>>>

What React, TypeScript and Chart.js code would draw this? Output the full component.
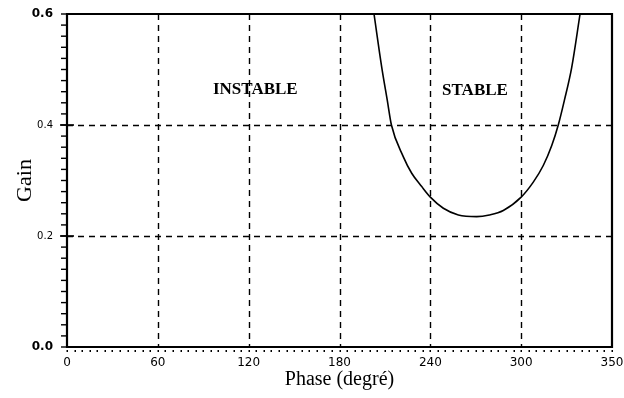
import React, { useEffect, useRef } from "react";
import { Chart, registerables } from "chart.js";

Chart.register(...registerables);

// Curve: Gain vs Phase (degré)
const phaseValues = [202.8, 207.9, 211.6, 214.3, 222.1, 227.7, 234.3, 240.0, 248.6, 258.5, 270.6, 279.0, 288.2, 300.0, 308.0, 314.6, 320.2, 324.5, 328.5, 333.4, 338.9];
const gainValues = [0.6, 0.504, 0.444, 0.4, 0.343, 0.313, 0.289, 0.27, 0.25, 0.238, 0.235, 0.238, 0.246, 0.27, 0.297, 0.327, 0.363, 0.4, 0.444, 0.504, 0.6];

const xTickLabels = ["0", "60", "120", "180", "240", "300", "350"];
const yTickLabels = ["0.0", "0.2", "0.4", "0.6"];

const annotationTexts = ["INSTABLE", "STABLE"];
const annotationPhase = [124.4, 269.5];
const annotationGain = [0.463, 0.462];

const xTitle = "Phase (degré)";
const yTitle = "Gain";

const SERIF = "'Liberation Serif', 'DejaVu Serif', serif";
const SANS = "'DejaVu Sans', sans-serif";

const framePlugin = {
  id: "framePlugin",
  beforeDatasetsDraw(chart: any) {
    const { ctx, chartArea, scales } = chart;
    const { left, right, top, bottom } = chartArea;
    const x = scales.x;
    const y = scales.y;
    ctx.save();
    ctx.strokeStyle = "#000";
    ctx.setLineDash([6, 5]);
    ctx.lineWidth = 1.4;
    x.ticks.forEach((t: any) => {
      if (t.value <= x.min || t.value >= x.max) return;
      const px = Math.round(x.getPixelForValue(t.value)) + 0.5;
      ctx.beginPath();
      ctx.moveTo(px, top);
      ctx.lineTo(px, bottom);
      ctx.stroke();
    });
    y.ticks.forEach((t: any) => {
      if (t.value <= y.min || t.value >= y.max) return;
      const py = Math.round(y.getPixelForValue(t.value)) + 0.5;
      ctx.beginPath();
      ctx.moveTo(left, py);
      ctx.lineTo(right, py);
      ctx.stroke();
    });
    ctx.setLineDash([]);
    ctx.lineWidth = 1.4;
    for (let i = 0; i <= 30; i++) {
      const py = y.getPixelForValue(i * 0.02);
      ctx.beginPath();
      ctx.moveTo(left - 6, py);
      ctx.lineTo(left, py);
      ctx.stroke();
    }
    ctx.lineWidth = 1.6;
    y.ticks.forEach((t: any) => {
      if (t.value <= y.min || t.value >= y.max) return;
      const py = y.getPixelForValue(t.value);
      ctx.beginPath();
      ctx.moveTo(left - 7, py);
      ctx.lineTo(left + 7, py);
      ctx.stroke();
    });
    ctx.fillStyle = "#000";
    for (let i = 0; i <= 72; i++) {
      const px = x.getPixelForValue(i * 5);
      ctx.fillRect(Math.round(px) - 0.5, bottom + 3, 1.5, 2);
    }
    ctx.lineWidth = 2.2;
    ctx.beginPath();
    ctx.moveTo(left, top);
    ctx.lineTo(right, top);
    ctx.lineTo(right, bottom);
    ctx.lineTo(left, bottom);
    ctx.closePath();
    ctx.stroke();
    ctx.font = `bold 17px ${SERIF}`;
    ctx.textAlign = "center";
    ctx.textBaseline = "middle";
    annotationTexts.forEach((txt, i) => {
      ctx.fillText(txt, x.getPixelForValue(annotationPhase[i]), y.getPixelForValue(annotationGain[i]));
    });
    ctx.restore();
  },
};

export default function App() {
  const canvasRef = useRef<HTMLCanvasElement | null>(null);

  useEffect(() => {
    document.body.style.margin = "0";
    const canvas = canvasRef.current;
    if (!canvas) return;
    const chart = new Chart(canvas, {
      type: "line",
      data: {
        datasets: [
          {
            data: phaseValues.map((p, i) => ({ x: p, y: gainValues[i] })),
            borderColor: "#000",
            borderWidth: 1.6,
            pointRadius: 0,
            fill: false,
            cubicInterpolationMode: "monotone",
          },
        ],
      },
      options: {
        responsive: false,
        animation: false,
        events: [],
        layout: { padding: { left: 0, right: 12, top: 14, bottom: 0 } },
        plugins: { legend: { display: false }, tooltip: { enabled: false } },
        scales: {
          x: {
            type: "linear",
            min: 0,
            max: 360,
            grid: { display: false, drawTicks: false },
            border: { display: false },
            ticks: {
              stepSize: 60,
              padding: 9,
              color: "#000",
              font: { family: SANS, size: 12 },
              maxRotation: 0,
              callback: (_v: any, i: number) => xTickLabels[i],
            },
            title: {
              display: true,
              text: xTitle,
              color: "#000",
              font: { family: SERIF, size: 20 },
              padding: { top: 0, bottom: 6 },
            },
            afterFit: (s: any) => {
              s.height = 51;
              s.paddingLeft = 0;
              s.paddingRight = 0;
            },
          },
          y: {
            type: "linear",
            min: 0,
            max: 0.6,
            grid: { display: false, drawTicks: false },
            border: { display: false },
            ticks: {
              stepSize: 0.2,
              padding: 14,
              color: "#000",
              font: (ctx: any) =>
                ctx.index === 0 || ctx.index === 3
                  ? { family: SANS, size: 12, weight: "bold" }
                  : { family: SANS, size: 10 },
              callback: (_v: any, i: number) => yTickLabels[i],
            },
            title: {
              display: true,
              text: yTitle,
              color: "#000",
              font: { family: SERIF, size: 22 },
              padding: { top: 12, bottom: 0 },
            },
            afterFit: (s: any) => {
              s.width = 67;
              s.paddingTop = 0;
              s.paddingBottom = 0;
            },
          },
        },
      },
      plugins: [framePlugin],
    });
    return () => chart.destroy();
  }, []);

  return (
    <div style={{ width: 624, height: 398 }}>
      <canvas ref={canvasRef} width={624} height={398} style={{ display: "block" }} />
    </div>
  );
}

<<<

__TO BE DONE__
Omitting all images, print the listing exactly.

__THE RESPONSE__
What React, TypeScript and Chart.js code would draw this? Output the full component.
import React, { useEffect, useRef } from "react";
import { Chart, registerables } from "chart.js";

Chart.register(...registerables);

// Curve: Gain vs Phase (degré)
const phaseValues = [202.8, 207.9, 211.6, 214.3, 222.1, 227.7, 234.3, 240.0, 248.6, 258.5, 270.6, 279.0, 288.2, 300.0, 308.0, 314.6, 320.2, 324.5, 328.5, 333.4, 338.9];
const gainValues = [0.6, 0.504, 0.444, 0.4, 0.343, 0.313, 0.289, 0.27, 0.25, 0.238, 0.235, 0.238, 0.246, 0.27, 0.297, 0.327, 0.363, 0.4, 0.444, 0.504, 0.6];

const xTickLabels = ["0", "60", "120", "180", "240", "300", "350"];
const yTickLabels = ["0.0", "0.2", "0.4", "0.6"];

const annotationTexts = ["INSTABLE", "STABLE"];
const annotationPhase = [124.4, 269.5];
const annotationGain = [0.463, 0.462];

const xTitle = "Phase (degré)";
const yTitle = "Gain";

const SERIF = "'Liberation Serif', 'DejaVu Serif', serif";
const SANS = "'DejaVu Sans', sans-serif";

const framePlugin = {
  id: "framePlugin",
  beforeDatasetsDraw(chart: any) {
    const { ctx, chartArea, scales } = chart;
    const { left, right, top, bottom } = chartArea;
    const x = scales.x;
    const y = scales.y;
    ctx.save();
    ctx.strokeStyle = "#000";
    ctx.setLineDash([6, 5]);
    ctx.lineWidth = 1.4;
    x.ticks.forEach((t: any) => {
      if (t.value <= x.min || t.value >= x.max) return;
      const px = Math.round(x.getPixelForValue(t.value)) + 0.5;
      ctx.beginPath();
      ctx.moveTo(px, top);
      ctx.lineTo(px, bottom);
      ctx.stroke();
    });
    y.ticks.forEach((t: any) => {
      if (t.value <= y.min || t.value >= y.max) return;
      const py = Math.round(y.getPixelForValue(t.value)) + 0.5;
      ctx.beginPath();
      ctx.moveTo(left, py);
      ctx.lineTo(right, py);
      ctx.stroke();
    });
    ctx.setLineDash([]);
    ctx.lineWidth = 1.4;
    for (let i = 0; i <= 30; i++) {
      const py = y.getPixelForValue(i * 0.02);
      ctx.beginPath();
      ctx.moveTo(left - 6, py);
      ctx.lineTo(left, py);
      ctx.stroke();
    }
    ctx.lineWidth = 1.6;
    y.ticks.forEach((t: any) => {
      if (t.value <= y.min || t.value >= y.max) return;
      const py = y.getPixelForValue(t.value);
      ctx.beginPath();
      ctx.moveTo(left - 7, py);
      ctx.lineTo(left + 7, py);
      ctx.stroke();
    });
    ctx.fillStyle = "#000";
    for (let i = 0; i <= 72; i++) {
      const px = x.getPixelForValue(i * 5);
      ctx.fillRect(Math.round(px) - 0.5, bottom + 3, 1.5, 2);
    }
    ctx.lineWidth = 2.2;
    ctx.beginPath();
    ctx.moveTo(left, top);
    ctx.lineTo(right, top);
    ctx.lineTo(right, bottom);
    ctx.lineTo(left, bottom);
    ctx.closePath();
    ctx.stroke();
    ctx.font = `bold 17px ${SERIF}`;
    ctx.textAlign = "center";
    ctx.textBaseline = "middle";
    annotationTexts.forEach((txt, i) => {
      ctx.fillText(txt, x.getPixelForValue(annotationPhase[i]), y.getPixelForValue(annotationGain[i]));
    });
    ctx.restore();
  },
};

export default function App() {
  const canvasRef = useRef<HTMLCanvasElement | null>(null);

  useEffect(() => {
    document.body.style.margin = "0";
    const canvas = canvasRef.current;
    if (!canvas) return;
    const chart = new Chart(canvas, {
      type: "line",
      data: {
        datasets: [
          {
            data: phaseValues.map((p, i) => ({ x: p, y: gainValues[i] })),
            borderColor: "#000",
            borderWidth: 1.6,
            pointRadius: 0,
            fill: false,
            cubicInterpolationMode: "monotone",
          },
        ],
      },
      options: {
        responsive: false,
        animation: false,
        events: [],
        layout: { padding: { left: 0, right: 12, top: 14, bottom: 0 } },
        plugins: { legend: { display: false }, tooltip: { enabled: false } },
        scales: {
          x: {
            type: "linear",
            min: 0,
            max: 360,
            grid: { display: false, drawTicks: false },
            border: { display: false },
            ticks: {
              stepSize: 60,
              padding: 9,
              color: "#000",
              font: { family: SANS, size: 12 },
              maxRotation: 0,
              callback: (_v: any, i: number) => xTickLabels[i],
            },
            title: {
              display: true,
              text: xTitle,
              color: "#000",
              font: { family: SERIF, size: 20 },
              padding: { top: 0, bottom: 6 },
            },
            afterFit: (s: any) => {
              s.height = 51;
              s.paddingLeft = 0;
              s.paddingRight = 0;
            },
          },
          y: {
            type: "linear",
            min: 0,
            max: 0.6,
            grid: { display: false, drawTicks: false },
            border: { display: false },
            ticks: {
              stepSize: 0.2,
              padding: 14,
              color: "#000",
              font: (ctx: any) =>
                ctx.index === 0 || ctx.index === 3
                  ? { family: SANS, size: 12, weight: "bold" }
                  : { family: SANS, size: 10 },
              callback: (_v: any, i: number) => yTickLabels[i],
            },
            title: {
              display: true,
              text: yTitle,
              color: "#000",
              font: { family: SERIF, size: 22 },
              padding: { top: 12, bottom: 0 },
            },
            afterFit: (s: any) => {
              s.width = 67;
              s.paddingTop = 0;
              s.paddingBottom = 0;
            },
          },
        },
      },
      plugins: [framePlugin],
    });
    return () => chart.destroy();
  }, []);

  return (
    <div style={{ width: 624, height: 398 }}>
      <canvas ref={canvasRef} width={624} height={398} style={{ display: "block" }} />
    </div>
  );
}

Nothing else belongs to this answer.